I began to pray fervently: Oh, Holy Spirit, please give me wisdom. Should I approach our professor after class? What can I do? Please make me safe so that she’ll open up to me. Give me the opportunity to talk to her alone after class. Oh, Holy Spirit, I need wisdom. Help me to know what to do and say. Please, Holy Spirit, open her heart to talk to me. Please.
I just prayed and prayed and prayed and prayed.
Kaitlyn, a girl on our team, gave the last presentation. She spoke about women who have influenced politics in this country over the years. They each had three characteristics in common: They were strong, they persevered and they were persecuted. That was the only part of her presentation I heard. I wrote those words down in my notes and kept praying.

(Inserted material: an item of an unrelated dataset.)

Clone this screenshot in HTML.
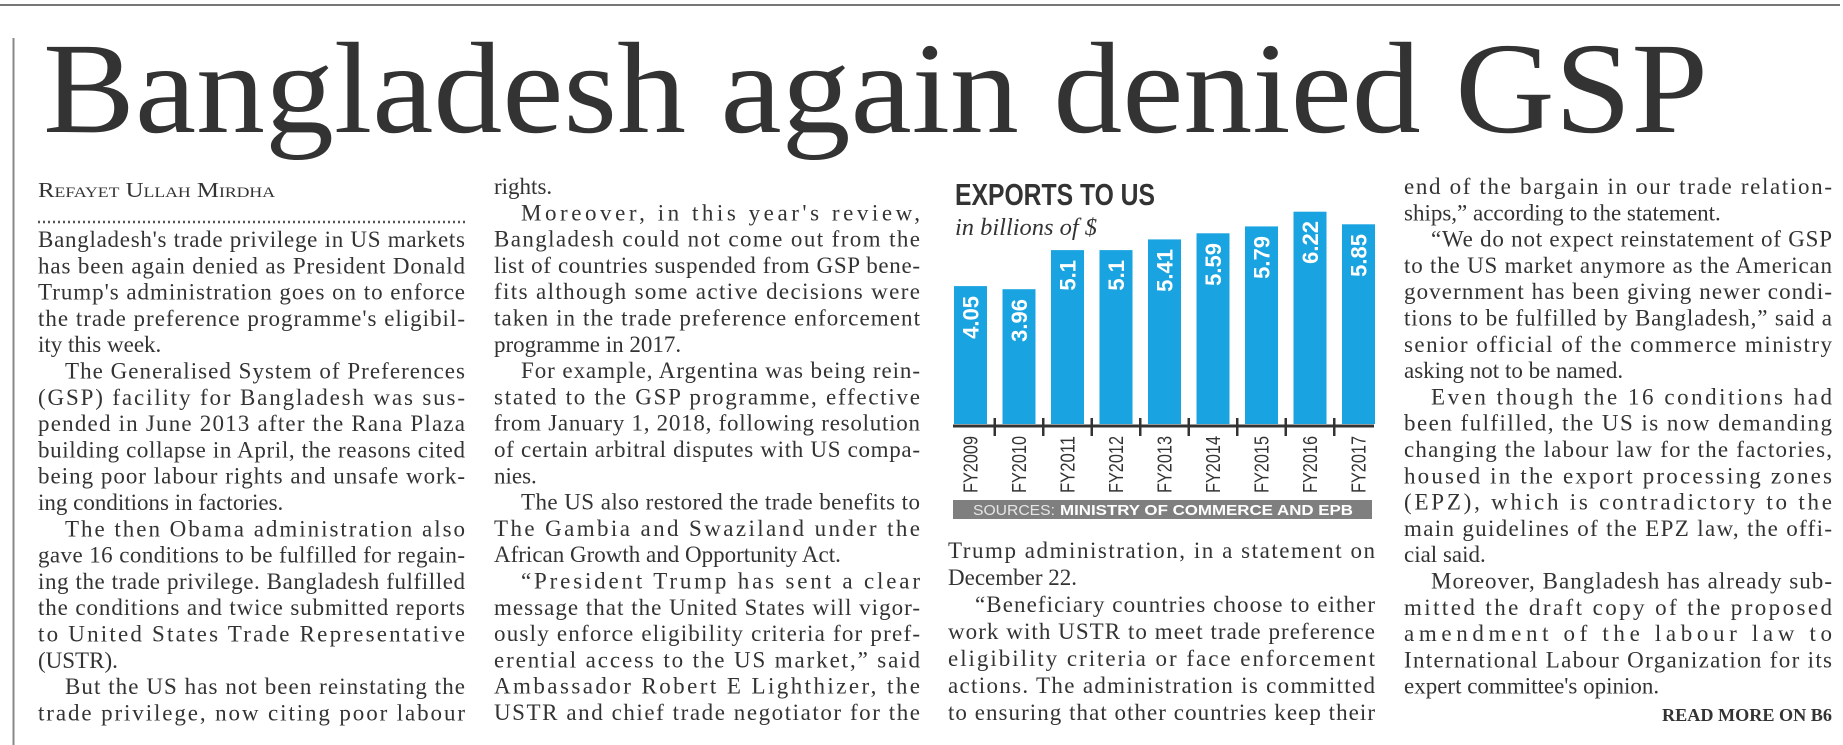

At the end of class, our professor apologized for her behavior with the other student. She said she didn’t want to end on that note, so she’d like to have the class over for a party in a few days. Then she picked up her things and started to head out of the classroom. It was the most intense, crazy day we had in class all summer.
The day wasn’t over yet. When Professor Mohammad walked out, I felt this pull on my heart. I knew that I needed to follow her. The worst she could do was keep walking and tell me to “get the f—- away” again. So, I followed her.
She looked back, saw me and slowed down. I walked faster. Down the hallway was a pillar. She walked over to it and stood behind it, seeming to be waiting for me.
As I reached her side, she immediately broke down into heaving sobs and said with fear and trembling, “I’m losing my baby! I’m losing my baby! I was so mean to that kid! I should never have been that mean! I’m losing my baby! I can’t do this alone! Why was I so mean? I should lose my job!”
Back and forth, she was trying to process all that happened in the last hour. It was all too overwhelming for her. I suggested I help walk her back to her classroom. Instead, she looked up at me and said, “Will you come home with me? My driver can take you home afterward. I can’t do this alone. I can’t let my husband know. He doesn’t even know that I am pregnant. Please come home with me. Please. I can’t do this. I just can’t.”
All of me wanted to help her, but what was going through my mind was, We aren’t allowed to go places alone. It’s not safe. I can’t go with her. I don’t even have a way to talk to my co-leader to make this decision. I said I’d walk her to her car.
On the way to the parking lot, she fell against the wall, clearly in a lot of pain. She looked at me and said, “Why do I trust you? Why do I feel like you need to be with me right now? You are just a student.”
I must admit, with my Sesame Street T-shirt, cargo capris and flip-flops, I did look like a younger student.
At this point, I had a strong feeling that I should call her by her first name. All of my cultural training went out the window, because technically, it is more honoring to call her “Professor” since she worked so hard to gain that title. Yet, I couldn’t shake the feeling that I was to call her by her first name, Mable.